Like John Travolta's transformation from Look Who's Talking stooge to the charismatic icicle-cool hood in Pulp Fiction, Pierce Brosnan does a switcheroo from 007 smoothy to nihilistic booze- and sex-fueled hit man in the immensely pleasurable thriller The Matador.
Julian Noble (Brosnan), with his groomed mustache and cocky swagger, is a free-range peacock in life's playground. He is a raunchy Maxim fantasy-lad who prefers his women on all fours and signals his irreverent attitude in a scene where he shambles drunkenly through a hotel lobby dressed in just a prick sling and ankle boots before plunging into the swimming pool, a cerveza still in hand.
The globe-trotting gunman-for-hire crosses paths one fateful night in Mexico City with a Denver white-collar nobody, Danny Wright (Greg Kinnear), on a major losing streak hoping to turn his luck around with an international business deal. The kind of luckless chump who makes for a sublime film noir patsy, Danny is afraid his extended bad luck may finally drive away his devoted wife, Bean (Hope Davis). The couple has lost a child, Danny has lost his job, and on the morning of his departure for Mexico, a tree crashes through his suburban house in a dramatic case of coitus interruptus.
Danny and Julian meet over a drink at their hotel bar and begin an improbable friendship, bonding over the grass-is-greener life of the other. Danny, a square with a heart of gold, envies the jet-setting killer who, not coincidentally, is icing the kind of corporate bigwigs who put guys like Danny out to pasture.
"I'm a great helper in getting deals closed," Julian tells him in a parody of business world patois.
The two frustrated men have the kind of opposites-attract adventure at a Mexican bullfight reminiscent of Jonathan Demme's Something Wild. But what happens in Mexico doesn't stay in Mexico. Julian turns up six months later on Danny's door in Denver looking for help out of a sticky situation. Danny now sports a Julian-style mustache as a souvenir of his Mexico City run-in with macho cool, but worries that his fragile peace with Bean will be wrecked by the killer. Danny advises Julian to turn to his bosses for help, but Julian references Danny's own miserable corporate history, reminding him that things like human resources are a farce: Once you've been targeted for termination, no one is going to bail you out.
The Matador has the kind of watertight, twisting and turning plot that suggests the chiseled and honed, polished gems of Sundance workshops and a whole generation of post-Tarantino stylized-hep. But beneath the snarky chops and ironically curated pop soundtrack, screenwriter/director Richard Shepard gives the film some substance that raises the stakes. The Matador is about both the glory and pathos in the whole living racket, especially as experienced by the male of the species in the age of downsizing and outmoded notions of macho toughness.
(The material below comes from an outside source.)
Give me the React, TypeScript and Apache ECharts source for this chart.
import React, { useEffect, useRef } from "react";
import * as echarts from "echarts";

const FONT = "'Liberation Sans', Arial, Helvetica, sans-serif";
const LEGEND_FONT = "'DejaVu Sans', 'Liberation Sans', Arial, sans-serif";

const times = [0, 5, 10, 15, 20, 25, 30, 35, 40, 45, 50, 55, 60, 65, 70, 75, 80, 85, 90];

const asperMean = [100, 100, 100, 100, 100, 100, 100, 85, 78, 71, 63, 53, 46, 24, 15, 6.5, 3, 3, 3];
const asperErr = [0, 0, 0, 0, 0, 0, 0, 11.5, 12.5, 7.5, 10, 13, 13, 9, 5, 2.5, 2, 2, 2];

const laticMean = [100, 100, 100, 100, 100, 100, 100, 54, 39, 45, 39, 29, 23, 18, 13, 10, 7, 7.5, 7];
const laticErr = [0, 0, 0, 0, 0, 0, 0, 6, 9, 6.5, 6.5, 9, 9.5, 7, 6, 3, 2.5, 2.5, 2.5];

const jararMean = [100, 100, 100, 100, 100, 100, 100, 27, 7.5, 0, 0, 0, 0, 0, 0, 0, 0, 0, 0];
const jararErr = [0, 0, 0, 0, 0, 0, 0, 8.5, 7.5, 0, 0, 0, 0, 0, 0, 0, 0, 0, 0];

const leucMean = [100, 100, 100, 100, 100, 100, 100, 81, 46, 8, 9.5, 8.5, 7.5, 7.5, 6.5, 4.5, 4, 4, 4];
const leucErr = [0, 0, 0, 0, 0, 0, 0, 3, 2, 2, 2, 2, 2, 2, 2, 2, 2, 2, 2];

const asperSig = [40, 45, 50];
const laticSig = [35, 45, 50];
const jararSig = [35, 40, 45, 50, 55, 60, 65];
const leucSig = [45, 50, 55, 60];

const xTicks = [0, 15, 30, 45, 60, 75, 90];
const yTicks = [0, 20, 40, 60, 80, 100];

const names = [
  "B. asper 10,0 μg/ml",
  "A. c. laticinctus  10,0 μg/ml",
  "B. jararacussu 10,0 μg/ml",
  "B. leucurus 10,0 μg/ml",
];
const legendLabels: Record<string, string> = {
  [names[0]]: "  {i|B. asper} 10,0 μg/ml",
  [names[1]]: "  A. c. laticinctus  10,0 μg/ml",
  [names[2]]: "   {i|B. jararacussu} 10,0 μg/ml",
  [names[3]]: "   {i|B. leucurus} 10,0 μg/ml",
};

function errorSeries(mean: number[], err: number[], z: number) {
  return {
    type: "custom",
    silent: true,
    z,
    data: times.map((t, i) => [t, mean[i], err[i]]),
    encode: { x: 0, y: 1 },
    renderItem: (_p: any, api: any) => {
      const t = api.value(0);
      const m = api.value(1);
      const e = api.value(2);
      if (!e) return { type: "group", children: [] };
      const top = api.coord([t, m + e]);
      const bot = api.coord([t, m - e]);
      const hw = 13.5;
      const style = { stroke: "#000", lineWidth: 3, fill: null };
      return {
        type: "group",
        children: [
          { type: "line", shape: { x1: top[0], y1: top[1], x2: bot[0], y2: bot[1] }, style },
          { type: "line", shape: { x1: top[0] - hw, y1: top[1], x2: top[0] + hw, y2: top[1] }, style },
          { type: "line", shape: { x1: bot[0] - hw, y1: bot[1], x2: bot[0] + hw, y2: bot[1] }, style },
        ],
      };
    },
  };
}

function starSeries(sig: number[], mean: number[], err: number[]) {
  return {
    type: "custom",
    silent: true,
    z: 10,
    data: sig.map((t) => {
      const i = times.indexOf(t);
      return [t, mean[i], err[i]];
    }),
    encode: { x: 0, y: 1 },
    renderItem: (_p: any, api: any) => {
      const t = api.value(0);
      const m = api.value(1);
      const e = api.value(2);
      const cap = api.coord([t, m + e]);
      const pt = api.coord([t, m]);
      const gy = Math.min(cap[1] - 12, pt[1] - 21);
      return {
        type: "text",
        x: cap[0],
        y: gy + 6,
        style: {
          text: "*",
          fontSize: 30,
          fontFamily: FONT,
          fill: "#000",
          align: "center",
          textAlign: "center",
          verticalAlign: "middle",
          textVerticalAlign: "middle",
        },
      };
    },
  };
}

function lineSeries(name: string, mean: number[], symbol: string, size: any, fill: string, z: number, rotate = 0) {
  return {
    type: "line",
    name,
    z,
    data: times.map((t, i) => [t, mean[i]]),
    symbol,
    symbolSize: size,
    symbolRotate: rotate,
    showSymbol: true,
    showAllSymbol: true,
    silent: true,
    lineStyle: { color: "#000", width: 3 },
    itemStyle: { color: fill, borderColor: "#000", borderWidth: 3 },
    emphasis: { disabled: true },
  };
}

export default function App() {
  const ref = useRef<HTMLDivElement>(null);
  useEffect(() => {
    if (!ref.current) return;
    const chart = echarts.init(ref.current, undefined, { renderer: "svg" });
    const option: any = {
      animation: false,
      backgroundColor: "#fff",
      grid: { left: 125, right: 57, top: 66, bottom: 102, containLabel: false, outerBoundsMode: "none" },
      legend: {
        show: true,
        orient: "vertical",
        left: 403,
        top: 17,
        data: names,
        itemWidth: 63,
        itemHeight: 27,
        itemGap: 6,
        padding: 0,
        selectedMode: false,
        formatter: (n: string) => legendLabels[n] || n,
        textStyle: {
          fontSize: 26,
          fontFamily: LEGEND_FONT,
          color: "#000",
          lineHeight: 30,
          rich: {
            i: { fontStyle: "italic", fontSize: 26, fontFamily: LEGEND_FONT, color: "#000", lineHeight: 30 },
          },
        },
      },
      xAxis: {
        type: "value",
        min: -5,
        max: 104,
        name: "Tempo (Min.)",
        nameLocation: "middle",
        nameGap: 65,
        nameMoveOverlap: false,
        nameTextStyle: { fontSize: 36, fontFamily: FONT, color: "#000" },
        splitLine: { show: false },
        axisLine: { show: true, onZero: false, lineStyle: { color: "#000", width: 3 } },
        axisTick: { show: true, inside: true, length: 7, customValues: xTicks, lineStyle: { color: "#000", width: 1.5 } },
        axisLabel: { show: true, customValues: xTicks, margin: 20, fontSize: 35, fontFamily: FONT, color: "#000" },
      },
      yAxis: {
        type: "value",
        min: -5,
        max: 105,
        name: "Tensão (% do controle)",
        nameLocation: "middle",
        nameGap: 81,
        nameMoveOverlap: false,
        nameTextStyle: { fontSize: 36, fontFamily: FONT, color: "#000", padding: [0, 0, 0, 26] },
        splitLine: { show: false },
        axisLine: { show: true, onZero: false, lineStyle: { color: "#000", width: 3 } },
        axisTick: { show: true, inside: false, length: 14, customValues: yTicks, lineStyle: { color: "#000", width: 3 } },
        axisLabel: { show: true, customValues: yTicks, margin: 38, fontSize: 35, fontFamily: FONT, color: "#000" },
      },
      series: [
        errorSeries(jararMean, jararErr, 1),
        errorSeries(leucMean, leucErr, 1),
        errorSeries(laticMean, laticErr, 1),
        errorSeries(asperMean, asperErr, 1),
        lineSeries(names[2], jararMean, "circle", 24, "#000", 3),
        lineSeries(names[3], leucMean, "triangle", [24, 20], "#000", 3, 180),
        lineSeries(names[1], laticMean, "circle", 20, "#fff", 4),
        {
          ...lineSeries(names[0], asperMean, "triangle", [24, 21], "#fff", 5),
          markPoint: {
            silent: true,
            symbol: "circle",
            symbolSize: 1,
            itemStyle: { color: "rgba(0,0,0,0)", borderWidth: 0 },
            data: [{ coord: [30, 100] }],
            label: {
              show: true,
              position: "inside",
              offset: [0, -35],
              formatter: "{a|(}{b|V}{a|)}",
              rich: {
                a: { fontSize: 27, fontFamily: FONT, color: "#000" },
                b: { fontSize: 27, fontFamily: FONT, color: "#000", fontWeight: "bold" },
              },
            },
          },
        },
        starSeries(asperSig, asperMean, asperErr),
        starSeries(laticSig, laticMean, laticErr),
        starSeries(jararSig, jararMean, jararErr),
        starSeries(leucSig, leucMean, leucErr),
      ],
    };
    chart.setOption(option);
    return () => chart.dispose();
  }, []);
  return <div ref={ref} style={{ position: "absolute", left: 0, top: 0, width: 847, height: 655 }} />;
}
There is some real gut-churning at the center of The Matador generally left out of the punchy, surface-is-everything pop crime pic. The giddy mayhem that propels so many Tarantino thrillers and James Bond adventures is balanced by a conscience and a streak of woe and heartbreak.
Despite their divergent realities, both Danny and Julian are middle-aged guys trapped in the working man's grind. They are dispensable employees of invisible corporate and crime empires. Julian has begun to develop a conscience or just an old guy's degenerating skills: Every time he raises his rifle to his eye, his vision clouds and his assassination is bungled. And Danny is also having a hard time getting it "up" as he grapples with the white-collar worker's lament of an ego and masculinity cut to ribbons in a downsized marketplace. The Matador is filled with acidic resignation at the power structure that keeps two very different guys like Julian and Danny in check.
The Matador plays with a dark, bloodthirsty American fantasy lurking beneath its mask of civility, of living off the grid and putting a bullet in the head of corporate America. But ultimately, the film reminds us that, assassin or business man, we are all just working for the man.